■ **INFORMATION SUPPLIED**
>>>>>

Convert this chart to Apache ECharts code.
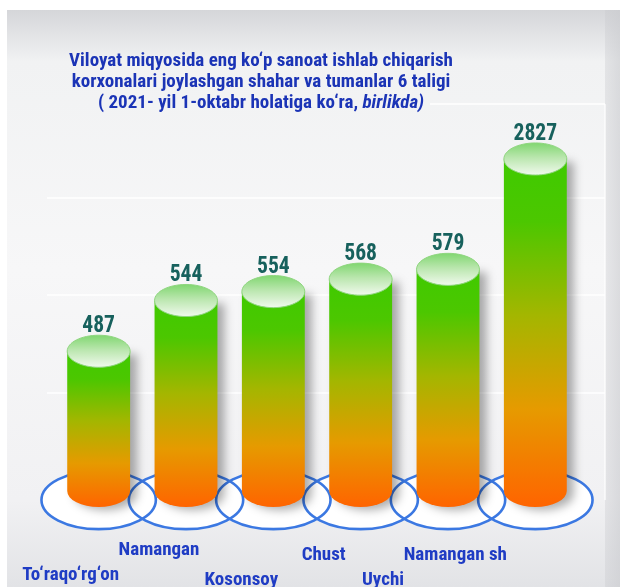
<!DOCTYPE html>
<html>
<head>
<meta charset="utf-8">
<script src="https://cdn.jsdelivr.net/npm/echarts@6/dist/echarts.min.js"></script>
<style>
  html, body { margin: 0; padding: 0; background: #ffffff; }
  #chart { width: 620px; height: 587px; }
</style>
</head>
<body>
<div id="chart"></div>
<script>
// Districts / cities and their number of industrial enterprises (units)
const categories = ['To‘raqo‘rg‘on', 'Namangan', 'Kosonsoy', 'Chust', 'Uychi', 'Namangan sh'];
const enterprises = [487, 544, 554, 568, 579, 2827];

// Title lines
const titleLine1 = 'Viloyat miqyosida eng ko‘p sanoat ishlab chiqarish';
const titleLine2 = 'korxonalari joylashgan shahar va tumanlar 6 taligi';
const titleLine3 = '( 2021- yil 1-oktabr holatiga ko‘ra, ';
const titleUnit = 'birlikda)';

// Staggered category names: sideways shift and extra drop per label (px)
const labelShiftX = [-28, -27, -32, -37, -65, -80];
const labelDropY = [25, 0, 30, 5, 30, 5];

// Value axis: starts above zero and skips the empty stretch below the largest value
const Y_MIN = 330;
const Y_MAX = 2900;
const Y_BREAK = { start: 600, end: 2800, gap: 76 };

const FONT = "'Liberation Sans Narrow', 'Roboto Condensed', 'DejaVu Sans Condensed', 'Arial Narrow', sans-serif";

const chart = echarts.init(document.getElementById('chart'), null, { renderer: 'canvas' });

// A token's text sits in the middle of its padded box, so the top padding is doubled
// to move the name down by the full drop; right padding pulls a centred name left.
const rich = {};
labelShiftX.forEach((dx, i) => {
  rich['c' + i] = {
    color: '#1f3cc4',
    fontFamily: FONT,
    fontWeight: 'bold',
    fontSize: 19,
    lineHeight: 22,
    padding: [2 * labelDropY[i], dx < 0 ? -2 * dx : 0, 0, dx > 0 ? 2 * dx : 0]
  };
});

function renderCylinder(params, api) {
  const idx = api.value(0);
  const val = api.value(1);
  const top = api.coord([idx, val]);
  const bottom = api.coord([idx, Y_MIN]);
  const band = api.size([1, 0])[0];
  const cx = top[0];
  const rx = band * 0.36;
  const ry = rx * 0.51;
  const baseRx = band * 0.655;
  const baseRy = baseRx * 0.51;

  const bodyPath =
    'M' + (cx - rx) + ' ' + top[1] +
    ' L' + (cx - rx) + ' ' + bottom[1] +
    ' A' + rx + ' ' + ry + ' 0 0 0 ' + (cx + rx) + ' ' + bottom[1] +
    ' L' + (cx + rx) + ' ' + top[1] + ' Z';

  return {
    type: 'group',
    children: [
      {
        type: 'ellipse',
        z2: 0,
        shape: { cx: cx, cy: bottom[1] + 9, rx: baseRx, ry: baseRy },
        style: { fill: '#ffffff' }
      },
      {
        type: 'ellipse',
        z2: 1,
        shape: { cx: cx, cy: bottom[1] + 9, rx: baseRx, ry: baseRy },
        style: { fill: 'none', stroke: '#3b78e2', lineWidth: 2.6 }
      },
      {
        type: 'path',
        z2: 2,
        shape: { pathData: bodyPath },
        style: {
          fill: new echarts.graphic.LinearGradient(0, 0, 0, 1, [
            { offset: 0, color: '#3fca00' },
            { offset: 0.18, color: '#4cc700' },
            { offset: 0.45, color: '#a4b600' },
            { offset: 0.72, color: '#e69a00' },
            { offset: 1, color: '#ff6400' }
          ]),
          shadowBlur: 10,
          shadowOffsetX: 7,
          shadowOffsetY: 3,
          shadowColor: 'rgba(0,0,0,0.32)'
        }
      },
      {
        type: 'ellipse',
        z2: 3,
        shape: { cx: cx, cy: top[1], rx: rx, ry: ry },
        style: {
          fill: new echarts.graphic.LinearGradient(0, 0, 0, 1, [
            { offset: 0, color: '#7fd66f' },
            { offset: 0.45, color: '#b9e6ad' },
            { offset: 1, color: '#f2faef' }
          ]),
          stroke: '#8fd67f',
          lineWidth: 1
        }
      },
      {
        type: 'text',
        z2: 4,
        x: cx,
        y: top[1] - ry + 3,
        scaleX: 0.9,
        style: {
          text: String(val),
          fill: '#17615d',
          fontFamily: FONT,
          fontWeight: 'bold',
          fontSize: 24,
          align: 'center',
          verticalAlign: 'bottom'
        }
      }
    ]
  };
}

const option = {
  animation: false,
  backgroundColor: '#ffffff',
  title: {
    left: 256,
    top: 46,
    textAlign: 'center',
    text:
      '{a|' + titleLine1 + '}\n{a|' + titleLine2 + '}\n{a|' + titleLine3 + '}{b|' + titleUnit + '}',
    textStyle: {
      rich: {
        a: { color: '#1b34b6', fontFamily: FONT, fontWeight: 'bold', fontSize: 19, lineHeight: 21 },
        b: { color: '#1b34b6', fontFamily: FONT, fontWeight: 'bold', fontStyle: 'italic', fontSize: 19, lineHeight: 21 }
      }
    }
  },
  graphic: [
    {
      type: 'rect',
      z: -20,
      shape: { x: 7, y: 10, width: 613, height: 577 },
      style: {
        fill: new echarts.graphic.LinearGradient(0, 0, 0, 1, [
          { offset: 0, color: '#d5d6d9' },
          { offset: 0.09, color: '#f1f2f3' },
          { offset: 0.45, color: '#f7f7f8' },
          { offset: 0.85, color: '#f1f1f3' },
          { offset: 1, color: '#e2e3e6' }
        ])
      }
    },
    {
      type: 'rect',
      z: -19,
      shape: { x: 605, y: 10, width: 15, height: 577 },
      style: {
        fill: new echarts.graphic.LinearGradient(0, 0, 1, 0, [
          { offset: 0, color: 'rgba(200,201,205,0.35)' },
          { offset: 1, color: 'rgba(200,201,205,0.6)' }
        ])
      }
    },
    { type: 'line', z: -18, shape: { x1: 430, y1: 104, x2: 605, y2: 104 }, style: { stroke: '#ffffff', lineWidth: 1.5 } },
    { type: 'line', z: -18, shape: { x1: 47, y1: 198, x2: 605, y2: 198 }, style: { stroke: '#ffffff', lineWidth: 1.5 } },
    { type: 'line', z: -18, shape: { x1: 47, y1: 295, x2: 605, y2: 295 }, style: { stroke: '#ffffff', lineWidth: 1.5 } },
    { type: 'line', z: -18, shape: { x1: 47, y1: 393, x2: 605, y2: 393 }, style: { stroke: '#ffffff', lineWidth: 1.5 } },
    { type: 'line', z: -18, shape: { x1: 605, y1: 104, x2: 605, y2: 500 }, style: { stroke: '#ffffff', lineWidth: 1.2 } }
  ],
  grid: { left: 55, right: 41, top: 94, bottom: 96, containLabel: false, outerBoundsMode: 'none' },
  xAxis: {
    type: 'category',
    data: categories,
    axisLine: { show: false },
    axisTick: { show: false },
    splitLine: { show: false },
    axisLabel: {
      interval: 0,
      hideOverlap: false,
      margin: 48,
      formatter: (value, index) => '{c' + index + '|' + value + '}',
      rich: rich
    }
  },
  yAxis: {
    type: 'value',
    min: Y_MIN,
    max: Y_MAX,
    show: false,
    splitLine: { show: false },
    breaks: [Y_BREAK],
    breakArea: { show: false }
  },
  series: [
    {
      type: 'custom',
      renderItem: renderCylinder,
      encode: { x: 0, y: 1 },
      data: enterprises.map((v, i) => [i, v]),
      clip: false
    }
  ]
};

chart.setOption(option);
</script>
</body>
</html>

<<<<<

■ **TO BE DONE**
Exclude the pictures, and transcribe all of the material exactly.

■ **COMPLETED EXERCISE**
Convert this chart to Apache ECharts code.
<!DOCTYPE html>
<html>
<head>
<meta charset="utf-8">
<script src="https://cdn.jsdelivr.net/npm/echarts@6/dist/echarts.min.js"></script>
<style>
  html, body { margin: 0; padding: 0; background: #ffffff; }
  #chart { width: 620px; height: 587px; }
</style>
</head>
<body>
<div id="chart"></div>
<script>
// Districts / cities and their number of industrial enterprises (units)
const categories = ['To‘raqo‘rg‘on', 'Namangan', 'Kosonsoy', 'Chust', 'Uychi', 'Namangan sh'];
const enterprises = [487, 544, 554, 568, 579, 2827];

// Title lines
const titleLine1 = 'Viloyat miqyosida eng ko‘p sanoat ishlab chiqarish';
const titleLine2 = 'korxonalari joylashgan shahar va tumanlar 6 taligi';
const titleLine3 = '( 2021- yil 1-oktabr holatiga ko‘ra, ';
const titleUnit = 'birlikda)';

// Staggered category names: sideways shift and extra drop per label (px)
const labelShiftX = [-28, -27, -32, -37, -65, -80];
const labelDropY = [25, 0, 30, 5, 30, 5];

// Value axis: starts above zero and skips the empty stretch below the largest value
const Y_MIN = 330;
const Y_MAX = 2900;
const Y_BREAK = { start: 600, end: 2800, gap: 76 };

const FONT = "'Liberation Sans Narrow', 'Roboto Condensed', 'DejaVu Sans Condensed', 'Arial Narrow', sans-serif";

const chart = echarts.init(document.getElementById('chart'), null, { renderer: 'canvas' });

// A token's text sits in the middle of its padded box, so the top padding is doubled
// to move the name down by the full drop; right padding pulls a centred name left.
const rich = {};
labelShiftX.forEach((dx, i) => {
  rich['c' + i] = {
    color: '#1f3cc4',
    fontFamily: FONT,
    fontWeight: 'bold',
    fontSize: 19,
    lineHeight: 22,
    padding: [2 * labelDropY[i], dx < 0 ? -2 * dx : 0, 0, dx > 0 ? 2 * dx : 0]
  };
});

function renderCylinder(params, api) {
  const idx = api.value(0);
  const val = api.value(1);
  const top = api.coord([idx, val]);
  const bottom = api.coord([idx, Y_MIN]);
  const band = api.size([1, 0])[0];
  const cx = top[0];
  const rx = band * 0.36;
  const ry = rx * 0.51;
  const baseRx = band * 0.655;
  const baseRy = baseRx * 0.51;

  const bodyPath =
    'M' + (cx - rx) + ' ' + top[1] +
    ' L' + (cx - rx) + ' ' + bottom[1] +
    ' A' + rx + ' ' + ry + ' 0 0 0 ' + (cx + rx) + ' ' + bottom[1] +
    ' L' + (cx + rx) + ' ' + top[1] + ' Z';

  return {
    type: 'group',
    children: [
      {
        type: 'ellipse',
        z2: 0,
        shape: { cx: cx, cy: bottom[1] + 9, rx: baseRx, ry: baseRy },
        style: { fill: '#ffffff' }
      },
      {
        type: 'ellipse',
        z2: 1,
        shape: { cx: cx, cy: bottom[1] + 9, rx: baseRx, ry: baseRy },
        style: { fill: 'none', stroke: '#3b78e2', lineWidth: 2.6 }
      },
      {
        type: 'path',
        z2: 2,
        shape: { pathData: bodyPath },
        style: {
          fill: new echarts.graphic.LinearGradient(0, 0, 0, 1, [
            { offset: 0, color: '#3fca00' },
            { offset: 0.18, color: '#4cc700' },
            { offset: 0.45, color: '#a4b600' },
            { offset: 0.72, color: '#e69a00' },
            { offset: 1, color: '#ff6400' }
          ]),
          shadowBlur: 10,
          shadowOffsetX: 7,
          shadowOffsetY: 3,
          shadowColor: 'rgba(0,0,0,0.32)'
        }
      },
      {
        type: 'ellipse',
        z2: 3,
        shape: { cx: cx, cy: top[1], rx: rx, ry: ry },
        style: {
          fill: new echarts.graphic.LinearGradient(0, 0, 0, 1, [
            { offset: 0, color: '#7fd66f' },
            { offset: 0.45, color: '#b9e6ad' },
            { offset: 1, color: '#f2faef' }
          ]),
          stroke: '#8fd67f',
          lineWidth: 1
        }
      },
      {
        type: 'text',
        z2: 4,
        x: cx,
        y: top[1] - ry + 3,
        scaleX: 0.9,
        style: {
          text: String(val),
          fill: '#17615d',
          fontFamily: FONT,
          fontWeight: 'bold',
          fontSize: 24,
          align: 'center',
          verticalAlign: 'bottom'
        }
      }
    ]
  };
}

const option = {
  animation: false,
  backgroundColor: '#ffffff',
  title: {
    left: 256,
    top: 46,
    textAlign: 'center',
    text:
      '{a|' + titleLine1 + '}\n{a|' + titleLine2 + '}\n{a|' + titleLine3 + '}{b|' + titleUnit + '}',
    textStyle: {
      rich: {
        a: { color: '#1b34b6', fontFamily: FONT, fontWeight: 'bold', fontSize: 19, lineHeight: 21 },
        b: { color: '#1b34b6', fontFamily: FONT, fontWeight: 'bold', fontStyle: 'italic', fontSize: 19, lineHeight: 21 }
      }
    }
  },
  graphic: [
    {
      type: 'rect',
      z: -20,
      shape: { x: 7, y: 10, width: 613, height: 577 },
      style: {
        fill: new echarts.graphic.LinearGradient(0, 0, 0, 1, [
          { offset: 0, color: '#d5d6d9' },
          { offset: 0.09, color: '#f1f2f3' },
          { offset: 0.45, color: '#f7f7f8' },
          { offset: 0.85, color: '#f1f1f3' },
          { offset: 1, color: '#e2e3e6' }
        ])
      }
    },
    {
      type: 'rect',
      z: -19,
      shape: { x: 605, y: 10, width: 15, height: 577 },
      style: {
        fill: new echarts.graphic.LinearGradient(0, 0, 1, 0, [
          { offset: 0, color: 'rgba(200,201,205,0.35)' },
          { offset: 1, color: 'rgba(200,201,205,0.6)' }
        ])
      }
    },
    { type: 'line', z: -18, shape: { x1: 430, y1: 104, x2: 605, y2: 104 }, style: { stroke: '#ffffff', lineWidth: 1.5 } },
    { type: 'line', z: -18, shape: { x1: 47, y1: 198, x2: 605, y2: 198 }, style: { stroke: '#ffffff', lineWidth: 1.5 } },
    { type: 'line', z: -18, shape: { x1: 47, y1: 295, x2: 605, y2: 295 }, style: { stroke: '#ffffff', lineWidth: 1.5 } },
    { type: 'line', z: -18, shape: { x1: 47, y1: 393, x2: 605, y2: 393 }, style: { stroke: '#ffffff', lineWidth: 1.5 } },
    { type: 'line', z: -18, shape: { x1: 605, y1: 104, x2: 605, y2: 500 }, style: { stroke: '#ffffff', lineWidth: 1.2 } }
  ],
  grid: { left: 55, right: 41, top: 94, bottom: 96, containLabel: false, outerBoundsMode: 'none' },
  xAxis: {
    type: 'category',
    data: categories,
    axisLine: { show: false },
    axisTick: { show: false },
    splitLine: { show: false },
    axisLabel: {
      interval: 0,
      hideOverlap: false,
      margin: 48,
      formatter: (value, index) => '{c' + index + '|' + value + '}',
      rich: rich
    }
  },
  yAxis: {
    type: 'value',
    min: Y_MIN,
    max: Y_MAX,
    show: false,
    splitLine: { show: false },
    breaks: [Y_BREAK],
    breakArea: { show: false }
  },
  series: [
    {
      type: 'custom',
      renderItem: renderCylinder,
      encode: { x: 0, y: 1 },
      data: enterprises.map((v, i) => [i, v]),
      clip: false
    }
  ]
};

chart.setOption(option);
</script>
</body>
</html>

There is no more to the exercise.